▸ Input records
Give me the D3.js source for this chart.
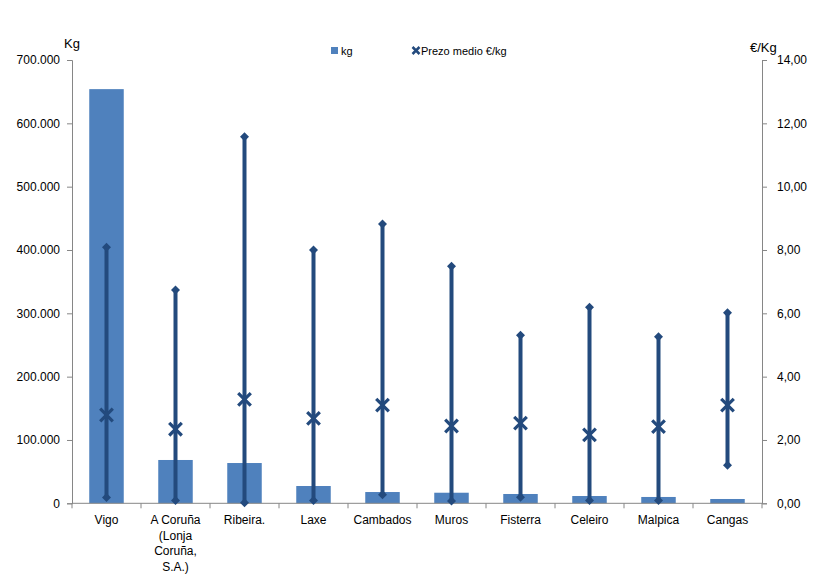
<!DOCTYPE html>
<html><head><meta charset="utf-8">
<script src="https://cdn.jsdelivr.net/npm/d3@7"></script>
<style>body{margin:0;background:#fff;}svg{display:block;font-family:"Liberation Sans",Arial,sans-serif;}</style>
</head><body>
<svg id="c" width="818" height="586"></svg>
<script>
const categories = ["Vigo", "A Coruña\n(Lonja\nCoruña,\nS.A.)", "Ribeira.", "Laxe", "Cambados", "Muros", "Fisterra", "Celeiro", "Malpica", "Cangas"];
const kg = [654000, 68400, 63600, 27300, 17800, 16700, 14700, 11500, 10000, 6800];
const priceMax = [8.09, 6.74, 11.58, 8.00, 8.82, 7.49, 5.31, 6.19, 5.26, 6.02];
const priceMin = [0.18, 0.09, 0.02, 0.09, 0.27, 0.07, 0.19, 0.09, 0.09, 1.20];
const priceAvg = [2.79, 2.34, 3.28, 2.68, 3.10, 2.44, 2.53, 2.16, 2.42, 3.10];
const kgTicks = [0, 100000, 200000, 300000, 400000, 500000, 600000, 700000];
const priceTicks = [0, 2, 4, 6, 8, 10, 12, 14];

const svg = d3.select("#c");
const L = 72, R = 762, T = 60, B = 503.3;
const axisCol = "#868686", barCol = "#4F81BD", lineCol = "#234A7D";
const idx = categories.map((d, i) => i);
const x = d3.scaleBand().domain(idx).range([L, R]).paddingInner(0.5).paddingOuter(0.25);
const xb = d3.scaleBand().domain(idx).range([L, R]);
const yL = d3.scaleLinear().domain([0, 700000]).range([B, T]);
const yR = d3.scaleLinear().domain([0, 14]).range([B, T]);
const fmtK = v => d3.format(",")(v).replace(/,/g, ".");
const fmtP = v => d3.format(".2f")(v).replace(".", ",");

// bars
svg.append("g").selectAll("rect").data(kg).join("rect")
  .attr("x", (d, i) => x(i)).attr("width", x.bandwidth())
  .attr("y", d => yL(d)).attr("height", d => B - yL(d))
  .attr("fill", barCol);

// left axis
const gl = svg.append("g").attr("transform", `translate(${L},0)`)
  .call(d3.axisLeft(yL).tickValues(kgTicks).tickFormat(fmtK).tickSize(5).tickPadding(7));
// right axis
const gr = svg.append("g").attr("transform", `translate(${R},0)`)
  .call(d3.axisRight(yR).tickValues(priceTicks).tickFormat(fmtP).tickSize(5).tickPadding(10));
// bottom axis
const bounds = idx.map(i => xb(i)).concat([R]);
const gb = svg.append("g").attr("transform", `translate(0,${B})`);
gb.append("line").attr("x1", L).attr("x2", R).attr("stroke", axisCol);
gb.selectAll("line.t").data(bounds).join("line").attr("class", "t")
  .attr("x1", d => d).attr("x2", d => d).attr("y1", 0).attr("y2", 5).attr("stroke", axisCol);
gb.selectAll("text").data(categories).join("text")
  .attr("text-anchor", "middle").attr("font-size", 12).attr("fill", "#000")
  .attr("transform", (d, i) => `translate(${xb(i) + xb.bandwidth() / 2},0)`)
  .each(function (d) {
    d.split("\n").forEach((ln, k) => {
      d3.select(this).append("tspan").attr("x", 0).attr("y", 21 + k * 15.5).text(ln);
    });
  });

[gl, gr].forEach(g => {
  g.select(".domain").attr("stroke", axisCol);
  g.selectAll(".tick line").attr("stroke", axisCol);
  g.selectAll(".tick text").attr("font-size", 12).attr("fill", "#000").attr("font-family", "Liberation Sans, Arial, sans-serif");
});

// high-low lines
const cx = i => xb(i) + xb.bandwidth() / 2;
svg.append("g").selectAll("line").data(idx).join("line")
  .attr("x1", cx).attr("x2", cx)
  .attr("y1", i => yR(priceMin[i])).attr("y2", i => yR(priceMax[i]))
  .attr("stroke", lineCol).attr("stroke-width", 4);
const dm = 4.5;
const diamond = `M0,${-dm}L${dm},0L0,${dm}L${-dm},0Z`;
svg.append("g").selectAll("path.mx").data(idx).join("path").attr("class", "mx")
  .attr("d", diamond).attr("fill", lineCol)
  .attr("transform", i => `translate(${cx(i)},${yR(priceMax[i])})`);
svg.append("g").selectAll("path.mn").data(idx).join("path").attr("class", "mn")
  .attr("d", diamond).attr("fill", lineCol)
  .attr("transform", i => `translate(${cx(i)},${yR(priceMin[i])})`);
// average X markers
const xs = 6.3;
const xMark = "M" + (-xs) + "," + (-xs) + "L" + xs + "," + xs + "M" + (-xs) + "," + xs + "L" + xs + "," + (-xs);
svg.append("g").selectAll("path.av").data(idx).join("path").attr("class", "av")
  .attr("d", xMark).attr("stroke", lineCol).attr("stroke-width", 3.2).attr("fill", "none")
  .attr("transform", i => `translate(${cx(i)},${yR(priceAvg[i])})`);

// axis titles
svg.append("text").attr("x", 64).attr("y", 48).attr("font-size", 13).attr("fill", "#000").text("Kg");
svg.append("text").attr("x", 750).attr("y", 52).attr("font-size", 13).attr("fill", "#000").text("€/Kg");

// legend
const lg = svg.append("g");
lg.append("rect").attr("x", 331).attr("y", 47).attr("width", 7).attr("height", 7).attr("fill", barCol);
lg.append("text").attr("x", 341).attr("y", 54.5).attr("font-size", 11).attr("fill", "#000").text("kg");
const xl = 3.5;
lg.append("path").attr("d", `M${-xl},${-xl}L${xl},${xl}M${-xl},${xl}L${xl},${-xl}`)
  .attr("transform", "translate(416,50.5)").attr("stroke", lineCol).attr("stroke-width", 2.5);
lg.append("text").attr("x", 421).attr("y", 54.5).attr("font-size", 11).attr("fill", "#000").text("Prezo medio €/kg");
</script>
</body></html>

* * *

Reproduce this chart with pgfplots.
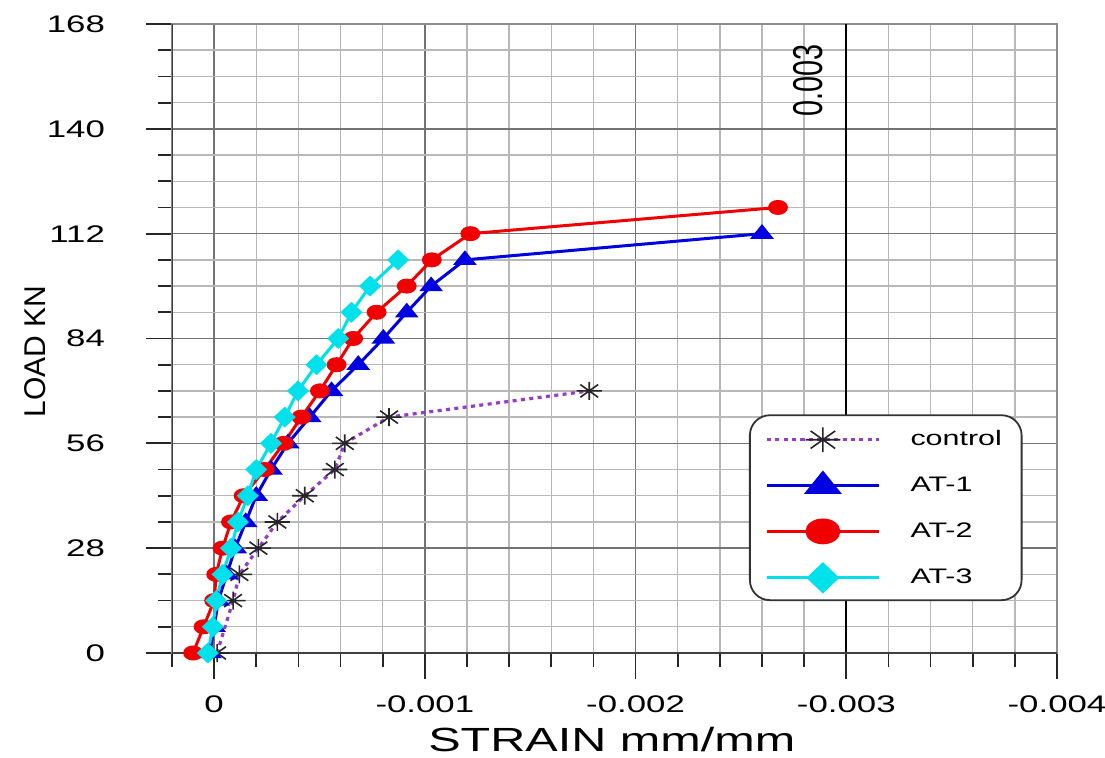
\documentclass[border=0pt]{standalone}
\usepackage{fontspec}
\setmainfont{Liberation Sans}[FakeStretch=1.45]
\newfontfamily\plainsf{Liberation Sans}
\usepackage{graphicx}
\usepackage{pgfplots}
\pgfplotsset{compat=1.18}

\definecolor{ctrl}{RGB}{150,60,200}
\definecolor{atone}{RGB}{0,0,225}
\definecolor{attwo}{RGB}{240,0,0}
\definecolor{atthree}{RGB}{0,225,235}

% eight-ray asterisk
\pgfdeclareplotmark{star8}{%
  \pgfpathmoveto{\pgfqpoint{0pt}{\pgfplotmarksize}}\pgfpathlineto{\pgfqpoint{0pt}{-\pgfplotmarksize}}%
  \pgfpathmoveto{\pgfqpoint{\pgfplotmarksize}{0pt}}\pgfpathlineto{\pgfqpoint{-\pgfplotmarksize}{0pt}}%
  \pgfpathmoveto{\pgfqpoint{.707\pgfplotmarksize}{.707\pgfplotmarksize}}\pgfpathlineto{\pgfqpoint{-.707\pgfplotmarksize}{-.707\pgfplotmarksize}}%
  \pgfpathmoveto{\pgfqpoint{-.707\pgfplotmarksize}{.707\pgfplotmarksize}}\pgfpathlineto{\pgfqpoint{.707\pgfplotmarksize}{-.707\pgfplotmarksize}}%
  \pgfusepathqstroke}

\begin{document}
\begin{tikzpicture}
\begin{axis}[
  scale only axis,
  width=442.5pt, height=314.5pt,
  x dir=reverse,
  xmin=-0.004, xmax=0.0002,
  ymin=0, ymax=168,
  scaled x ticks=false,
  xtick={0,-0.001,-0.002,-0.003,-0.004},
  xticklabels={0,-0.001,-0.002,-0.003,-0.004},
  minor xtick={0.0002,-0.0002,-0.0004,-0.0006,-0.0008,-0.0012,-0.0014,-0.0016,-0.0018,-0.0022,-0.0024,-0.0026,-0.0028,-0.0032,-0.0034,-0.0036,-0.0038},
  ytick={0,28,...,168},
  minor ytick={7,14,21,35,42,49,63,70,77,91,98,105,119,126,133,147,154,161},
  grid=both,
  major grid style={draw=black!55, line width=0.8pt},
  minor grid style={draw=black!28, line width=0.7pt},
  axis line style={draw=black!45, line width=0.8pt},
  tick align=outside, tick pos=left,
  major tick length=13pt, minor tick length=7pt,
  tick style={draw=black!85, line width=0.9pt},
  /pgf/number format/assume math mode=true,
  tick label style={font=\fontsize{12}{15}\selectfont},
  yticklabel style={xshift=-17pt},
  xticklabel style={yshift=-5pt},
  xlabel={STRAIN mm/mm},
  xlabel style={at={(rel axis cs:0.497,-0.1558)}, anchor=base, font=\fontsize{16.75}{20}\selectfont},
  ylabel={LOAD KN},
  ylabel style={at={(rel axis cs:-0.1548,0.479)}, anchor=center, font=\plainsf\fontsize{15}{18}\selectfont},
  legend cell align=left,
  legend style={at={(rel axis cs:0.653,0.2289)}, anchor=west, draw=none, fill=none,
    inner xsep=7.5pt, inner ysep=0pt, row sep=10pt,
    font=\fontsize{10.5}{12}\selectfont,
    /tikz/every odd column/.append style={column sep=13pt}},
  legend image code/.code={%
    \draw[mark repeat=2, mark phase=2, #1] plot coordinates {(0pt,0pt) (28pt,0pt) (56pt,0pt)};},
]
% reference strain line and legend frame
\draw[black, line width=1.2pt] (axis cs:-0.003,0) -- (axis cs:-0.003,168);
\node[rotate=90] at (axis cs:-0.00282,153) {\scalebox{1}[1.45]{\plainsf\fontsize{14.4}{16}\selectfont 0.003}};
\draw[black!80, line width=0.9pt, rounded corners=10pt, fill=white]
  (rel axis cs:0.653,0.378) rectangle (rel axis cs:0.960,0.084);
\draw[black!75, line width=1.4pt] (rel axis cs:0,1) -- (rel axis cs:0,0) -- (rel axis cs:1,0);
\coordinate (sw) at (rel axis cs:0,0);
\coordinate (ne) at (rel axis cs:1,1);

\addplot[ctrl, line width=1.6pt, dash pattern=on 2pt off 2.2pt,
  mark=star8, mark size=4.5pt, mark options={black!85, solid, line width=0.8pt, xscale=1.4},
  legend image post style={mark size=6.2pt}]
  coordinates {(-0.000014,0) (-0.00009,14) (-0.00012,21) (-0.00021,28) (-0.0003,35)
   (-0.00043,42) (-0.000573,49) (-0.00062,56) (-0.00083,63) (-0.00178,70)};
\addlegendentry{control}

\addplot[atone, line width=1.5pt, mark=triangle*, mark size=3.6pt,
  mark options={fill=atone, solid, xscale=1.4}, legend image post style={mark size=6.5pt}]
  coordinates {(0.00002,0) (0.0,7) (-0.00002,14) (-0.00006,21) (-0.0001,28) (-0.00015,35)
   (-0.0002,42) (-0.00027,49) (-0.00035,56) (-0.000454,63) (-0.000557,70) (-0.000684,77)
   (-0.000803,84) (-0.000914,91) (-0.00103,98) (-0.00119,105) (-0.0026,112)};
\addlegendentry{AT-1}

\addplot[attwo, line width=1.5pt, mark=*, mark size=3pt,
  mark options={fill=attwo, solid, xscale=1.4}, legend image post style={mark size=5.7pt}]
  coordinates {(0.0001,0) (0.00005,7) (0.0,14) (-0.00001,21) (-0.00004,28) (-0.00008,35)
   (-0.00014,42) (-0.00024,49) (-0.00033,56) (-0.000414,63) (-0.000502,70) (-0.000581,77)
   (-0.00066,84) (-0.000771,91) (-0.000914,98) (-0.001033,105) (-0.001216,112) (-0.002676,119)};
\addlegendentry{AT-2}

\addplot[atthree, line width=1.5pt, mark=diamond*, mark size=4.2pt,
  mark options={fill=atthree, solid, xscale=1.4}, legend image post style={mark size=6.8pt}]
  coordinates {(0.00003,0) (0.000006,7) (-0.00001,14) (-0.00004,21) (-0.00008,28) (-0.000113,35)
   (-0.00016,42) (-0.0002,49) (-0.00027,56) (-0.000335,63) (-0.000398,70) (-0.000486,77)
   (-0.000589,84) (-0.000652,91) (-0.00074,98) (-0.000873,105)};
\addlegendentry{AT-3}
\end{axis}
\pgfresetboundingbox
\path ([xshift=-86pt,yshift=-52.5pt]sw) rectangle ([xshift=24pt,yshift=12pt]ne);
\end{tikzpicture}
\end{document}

▸ Challenge
Your task is to quote, unchanged, only the lines from the line bearing "Give me the D3.js source for this chart." through the line bearing "const priceTicks = [0, 2, 4, 6, 8, 10, 12, 14];"; the pictures are not part of the copy.

▸ Written response
Give me the D3.js source for this chart.
<!DOCTYPE html>
<html><head><meta charset="utf-8">
<script src="https://cdn.jsdelivr.net/npm/d3@7"></script>
<style>body{margin:0;background:#fff;}svg{display:block;font-family:"Liberation Sans",Arial,sans-serif;}</style>
</head><body>
<svg id="c" width="818" height="586"></svg>
<script>
const categories = ["Vigo", "A Coruña\n(Lonja\nCoruña,\nS.A.)", "Ribeira.", "Laxe", "Cambados", "Muros", "Fisterra", "Celeiro", "Malpica", "Cangas"];
const kg = [654000, 68400, 63600, 27300, 17800, 16700, 14700, 11500, 10000, 6800];
const priceMax = [8.09, 6.74, 11.58, 8.00, 8.82, 7.49, 5.31, 6.19, 5.26, 6.02];
const priceMin = [0.18, 0.09, 0.02, 0.09, 0.27, 0.07, 0.19, 0.09, 0.09, 1.20];
const priceAvg = [2.79, 2.34, 3.28, 2.68, 3.10, 2.44, 2.53, 2.16, 2.42, 3.10];
const kgTicks = [0, 100000, 200000, 300000, 400000, 500000, 600000, 700000];
const priceTicks = [0, 2, 4, 6, 8, 10, 12, 14];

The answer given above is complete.